GIVEN MATERIAL:
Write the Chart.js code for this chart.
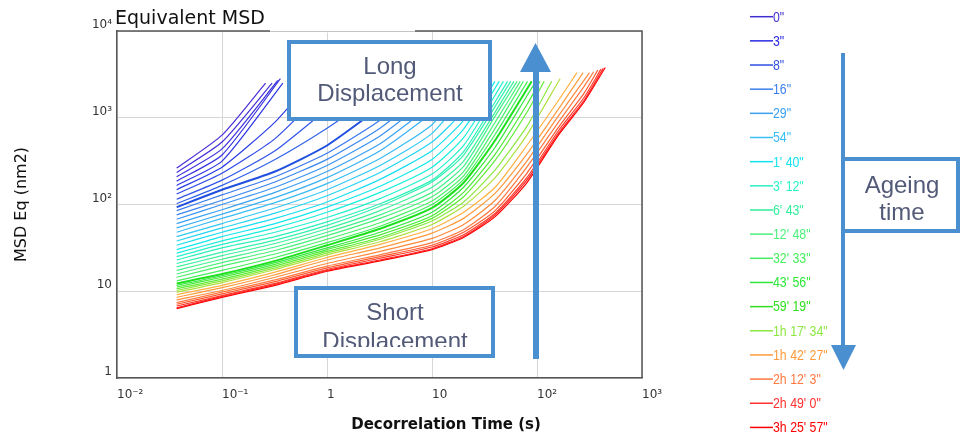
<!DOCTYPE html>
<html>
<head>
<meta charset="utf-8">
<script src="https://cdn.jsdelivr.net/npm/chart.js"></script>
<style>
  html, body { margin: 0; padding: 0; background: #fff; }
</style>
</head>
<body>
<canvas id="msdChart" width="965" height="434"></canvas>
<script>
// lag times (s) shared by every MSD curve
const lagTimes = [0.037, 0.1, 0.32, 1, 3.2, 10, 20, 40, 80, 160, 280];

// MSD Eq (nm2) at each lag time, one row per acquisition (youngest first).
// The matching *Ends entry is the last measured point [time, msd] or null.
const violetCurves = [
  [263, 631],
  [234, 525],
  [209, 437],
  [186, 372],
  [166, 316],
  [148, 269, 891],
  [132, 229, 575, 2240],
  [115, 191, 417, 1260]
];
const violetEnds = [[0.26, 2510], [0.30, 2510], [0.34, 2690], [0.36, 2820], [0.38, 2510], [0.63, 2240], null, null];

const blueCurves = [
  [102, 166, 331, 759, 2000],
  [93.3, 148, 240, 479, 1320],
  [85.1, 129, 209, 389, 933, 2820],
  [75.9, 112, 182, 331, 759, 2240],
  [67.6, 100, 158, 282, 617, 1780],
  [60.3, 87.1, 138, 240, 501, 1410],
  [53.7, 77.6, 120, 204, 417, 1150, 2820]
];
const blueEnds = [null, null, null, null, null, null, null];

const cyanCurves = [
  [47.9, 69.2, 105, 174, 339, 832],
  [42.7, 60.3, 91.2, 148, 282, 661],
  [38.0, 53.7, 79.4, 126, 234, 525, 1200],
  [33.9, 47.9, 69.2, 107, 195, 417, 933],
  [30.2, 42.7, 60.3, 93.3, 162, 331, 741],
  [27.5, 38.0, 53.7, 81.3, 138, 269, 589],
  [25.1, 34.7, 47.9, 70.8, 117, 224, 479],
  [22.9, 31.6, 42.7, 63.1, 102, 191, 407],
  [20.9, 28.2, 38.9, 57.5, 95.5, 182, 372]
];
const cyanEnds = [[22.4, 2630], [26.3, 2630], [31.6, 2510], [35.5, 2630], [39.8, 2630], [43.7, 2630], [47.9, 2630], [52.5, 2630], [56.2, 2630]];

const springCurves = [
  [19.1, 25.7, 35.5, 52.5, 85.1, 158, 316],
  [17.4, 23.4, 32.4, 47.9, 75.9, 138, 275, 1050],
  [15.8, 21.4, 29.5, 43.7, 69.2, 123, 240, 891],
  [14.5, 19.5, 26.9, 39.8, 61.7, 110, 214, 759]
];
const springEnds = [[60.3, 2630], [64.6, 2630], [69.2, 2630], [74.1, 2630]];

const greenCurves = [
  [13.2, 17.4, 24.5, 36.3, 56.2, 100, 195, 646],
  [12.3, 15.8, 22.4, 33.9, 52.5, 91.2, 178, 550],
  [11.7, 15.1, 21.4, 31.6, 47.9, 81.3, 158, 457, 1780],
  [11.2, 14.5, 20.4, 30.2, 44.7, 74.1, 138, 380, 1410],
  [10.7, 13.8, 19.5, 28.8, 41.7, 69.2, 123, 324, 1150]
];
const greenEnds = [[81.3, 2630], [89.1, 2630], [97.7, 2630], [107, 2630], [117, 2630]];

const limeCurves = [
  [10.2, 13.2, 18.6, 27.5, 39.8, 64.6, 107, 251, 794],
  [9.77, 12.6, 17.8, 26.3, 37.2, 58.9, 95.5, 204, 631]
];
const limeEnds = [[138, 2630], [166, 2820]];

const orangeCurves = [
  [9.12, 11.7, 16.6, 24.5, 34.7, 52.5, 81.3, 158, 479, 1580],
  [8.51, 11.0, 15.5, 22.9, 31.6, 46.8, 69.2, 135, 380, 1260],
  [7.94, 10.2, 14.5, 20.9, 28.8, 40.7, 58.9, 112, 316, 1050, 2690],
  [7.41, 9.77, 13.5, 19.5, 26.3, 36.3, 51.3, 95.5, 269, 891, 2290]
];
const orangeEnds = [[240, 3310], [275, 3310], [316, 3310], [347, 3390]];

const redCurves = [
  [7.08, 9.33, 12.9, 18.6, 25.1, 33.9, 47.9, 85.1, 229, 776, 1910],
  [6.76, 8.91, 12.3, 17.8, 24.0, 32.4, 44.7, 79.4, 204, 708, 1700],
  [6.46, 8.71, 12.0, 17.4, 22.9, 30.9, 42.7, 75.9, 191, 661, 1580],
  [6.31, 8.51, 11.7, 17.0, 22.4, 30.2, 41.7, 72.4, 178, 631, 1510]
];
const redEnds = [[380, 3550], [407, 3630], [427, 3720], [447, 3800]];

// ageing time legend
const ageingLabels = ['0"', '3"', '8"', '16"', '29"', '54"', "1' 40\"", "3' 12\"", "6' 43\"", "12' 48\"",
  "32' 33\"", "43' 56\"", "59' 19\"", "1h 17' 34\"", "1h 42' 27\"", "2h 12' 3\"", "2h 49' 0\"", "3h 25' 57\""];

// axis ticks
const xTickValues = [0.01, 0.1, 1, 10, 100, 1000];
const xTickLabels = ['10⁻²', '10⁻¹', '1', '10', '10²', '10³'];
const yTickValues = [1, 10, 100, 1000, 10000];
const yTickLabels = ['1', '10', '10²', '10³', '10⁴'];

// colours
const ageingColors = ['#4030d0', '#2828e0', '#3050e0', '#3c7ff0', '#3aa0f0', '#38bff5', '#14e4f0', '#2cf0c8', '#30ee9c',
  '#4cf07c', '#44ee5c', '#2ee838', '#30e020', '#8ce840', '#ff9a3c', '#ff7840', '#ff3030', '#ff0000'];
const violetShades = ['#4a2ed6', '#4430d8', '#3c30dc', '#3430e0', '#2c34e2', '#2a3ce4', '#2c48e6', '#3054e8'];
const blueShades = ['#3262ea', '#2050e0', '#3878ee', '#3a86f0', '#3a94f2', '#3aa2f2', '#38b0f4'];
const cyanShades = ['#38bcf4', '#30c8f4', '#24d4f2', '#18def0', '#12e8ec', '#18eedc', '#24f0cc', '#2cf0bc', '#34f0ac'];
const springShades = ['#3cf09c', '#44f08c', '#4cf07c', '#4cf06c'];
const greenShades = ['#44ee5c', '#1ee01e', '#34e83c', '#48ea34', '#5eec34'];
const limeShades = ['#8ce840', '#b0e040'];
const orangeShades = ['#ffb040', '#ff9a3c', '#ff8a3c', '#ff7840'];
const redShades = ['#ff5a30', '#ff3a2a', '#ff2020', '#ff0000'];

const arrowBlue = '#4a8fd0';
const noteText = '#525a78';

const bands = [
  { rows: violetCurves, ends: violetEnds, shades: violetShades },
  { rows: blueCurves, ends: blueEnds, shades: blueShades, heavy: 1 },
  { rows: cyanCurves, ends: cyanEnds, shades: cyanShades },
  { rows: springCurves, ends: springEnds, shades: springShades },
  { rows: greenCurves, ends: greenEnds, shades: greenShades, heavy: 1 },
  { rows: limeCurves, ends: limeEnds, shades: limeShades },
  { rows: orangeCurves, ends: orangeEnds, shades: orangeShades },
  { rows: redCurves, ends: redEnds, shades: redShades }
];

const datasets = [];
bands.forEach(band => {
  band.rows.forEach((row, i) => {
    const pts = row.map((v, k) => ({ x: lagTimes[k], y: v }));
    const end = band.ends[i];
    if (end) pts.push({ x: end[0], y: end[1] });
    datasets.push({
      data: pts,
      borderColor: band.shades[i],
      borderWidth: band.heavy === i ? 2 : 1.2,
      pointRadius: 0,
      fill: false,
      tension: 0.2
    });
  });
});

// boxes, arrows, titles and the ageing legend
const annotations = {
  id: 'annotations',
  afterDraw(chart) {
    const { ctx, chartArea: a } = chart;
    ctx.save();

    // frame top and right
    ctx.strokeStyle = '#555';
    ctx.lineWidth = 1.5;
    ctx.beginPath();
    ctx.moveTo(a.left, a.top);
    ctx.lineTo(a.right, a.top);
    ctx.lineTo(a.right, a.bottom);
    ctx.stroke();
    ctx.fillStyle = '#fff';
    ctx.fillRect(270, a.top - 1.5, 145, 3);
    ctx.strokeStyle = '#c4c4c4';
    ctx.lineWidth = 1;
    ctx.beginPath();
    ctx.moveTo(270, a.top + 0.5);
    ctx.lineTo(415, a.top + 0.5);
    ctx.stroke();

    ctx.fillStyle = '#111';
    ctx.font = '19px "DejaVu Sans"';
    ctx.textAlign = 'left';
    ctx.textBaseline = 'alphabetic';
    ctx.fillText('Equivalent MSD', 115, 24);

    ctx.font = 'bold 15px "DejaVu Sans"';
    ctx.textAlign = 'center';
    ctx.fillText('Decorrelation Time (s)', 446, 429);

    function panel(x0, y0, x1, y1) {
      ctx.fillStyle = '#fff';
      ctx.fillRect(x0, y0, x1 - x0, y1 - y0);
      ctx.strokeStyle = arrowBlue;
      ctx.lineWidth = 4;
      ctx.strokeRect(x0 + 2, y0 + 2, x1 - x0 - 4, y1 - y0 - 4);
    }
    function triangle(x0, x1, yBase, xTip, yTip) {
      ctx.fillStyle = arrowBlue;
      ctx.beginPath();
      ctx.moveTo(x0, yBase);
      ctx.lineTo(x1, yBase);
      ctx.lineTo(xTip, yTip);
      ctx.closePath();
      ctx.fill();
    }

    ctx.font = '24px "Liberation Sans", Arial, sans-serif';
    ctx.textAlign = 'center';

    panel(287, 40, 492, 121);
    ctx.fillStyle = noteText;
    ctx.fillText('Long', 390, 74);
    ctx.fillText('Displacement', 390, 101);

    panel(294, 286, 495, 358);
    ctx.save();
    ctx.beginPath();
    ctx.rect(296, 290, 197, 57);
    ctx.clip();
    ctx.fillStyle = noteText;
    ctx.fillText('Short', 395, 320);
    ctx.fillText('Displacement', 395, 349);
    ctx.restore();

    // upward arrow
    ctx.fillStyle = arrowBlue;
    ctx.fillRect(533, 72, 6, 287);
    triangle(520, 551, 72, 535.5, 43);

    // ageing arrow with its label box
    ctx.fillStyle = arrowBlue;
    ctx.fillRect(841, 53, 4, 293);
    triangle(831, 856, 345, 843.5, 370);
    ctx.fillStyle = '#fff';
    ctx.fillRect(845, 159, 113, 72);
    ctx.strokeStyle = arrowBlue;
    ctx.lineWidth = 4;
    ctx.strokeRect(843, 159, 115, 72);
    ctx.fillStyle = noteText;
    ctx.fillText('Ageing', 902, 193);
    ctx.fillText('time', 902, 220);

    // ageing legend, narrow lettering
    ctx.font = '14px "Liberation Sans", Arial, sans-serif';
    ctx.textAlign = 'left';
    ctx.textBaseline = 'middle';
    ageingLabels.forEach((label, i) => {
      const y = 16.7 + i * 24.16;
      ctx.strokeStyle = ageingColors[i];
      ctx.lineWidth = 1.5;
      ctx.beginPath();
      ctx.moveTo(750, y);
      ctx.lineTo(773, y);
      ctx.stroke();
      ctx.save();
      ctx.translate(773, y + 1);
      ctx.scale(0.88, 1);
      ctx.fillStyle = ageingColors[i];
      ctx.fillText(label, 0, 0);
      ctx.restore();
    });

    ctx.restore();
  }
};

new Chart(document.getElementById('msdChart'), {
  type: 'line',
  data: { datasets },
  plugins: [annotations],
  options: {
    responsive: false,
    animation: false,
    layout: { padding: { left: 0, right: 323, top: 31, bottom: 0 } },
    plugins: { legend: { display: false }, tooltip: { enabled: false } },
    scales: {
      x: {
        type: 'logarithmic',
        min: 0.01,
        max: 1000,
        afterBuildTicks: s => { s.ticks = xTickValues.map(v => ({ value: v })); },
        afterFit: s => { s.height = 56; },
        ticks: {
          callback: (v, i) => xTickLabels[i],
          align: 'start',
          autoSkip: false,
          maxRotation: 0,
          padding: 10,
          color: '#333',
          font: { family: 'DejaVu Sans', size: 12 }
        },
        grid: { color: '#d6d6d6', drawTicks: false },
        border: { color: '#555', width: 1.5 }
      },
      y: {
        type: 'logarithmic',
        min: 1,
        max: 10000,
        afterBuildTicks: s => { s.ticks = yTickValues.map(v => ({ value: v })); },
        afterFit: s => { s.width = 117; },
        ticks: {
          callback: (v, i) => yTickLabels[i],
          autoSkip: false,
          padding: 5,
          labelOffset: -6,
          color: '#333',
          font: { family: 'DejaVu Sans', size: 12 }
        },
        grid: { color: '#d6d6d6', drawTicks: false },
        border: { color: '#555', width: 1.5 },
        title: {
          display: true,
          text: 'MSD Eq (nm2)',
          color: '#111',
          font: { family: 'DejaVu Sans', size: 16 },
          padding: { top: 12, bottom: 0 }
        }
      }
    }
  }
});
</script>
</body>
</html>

TASK GOAL: Give again, word for word, every line from the top of the data above to the line holding "80, 160, 280];", inclusive, with the pictures left out.

TASK ANSWER:
Write the Chart.js code for this chart.
<!DOCTYPE html>
<html>
<head>
<meta charset="utf-8">
<script src="https://cdn.jsdelivr.net/npm/chart.js"></script>
<style>
  html, body { margin: 0; padding: 0; background: #fff; }
</style>
</head>
<body>
<canvas id="msdChart" width="965" height="434"></canvas>
<script>
// lag times (s) shared by every MSD curve
const lagTimes = [0.037, 0.1, 0.32, 1, 3.2, 10, 20, 40, 80, 160, 280];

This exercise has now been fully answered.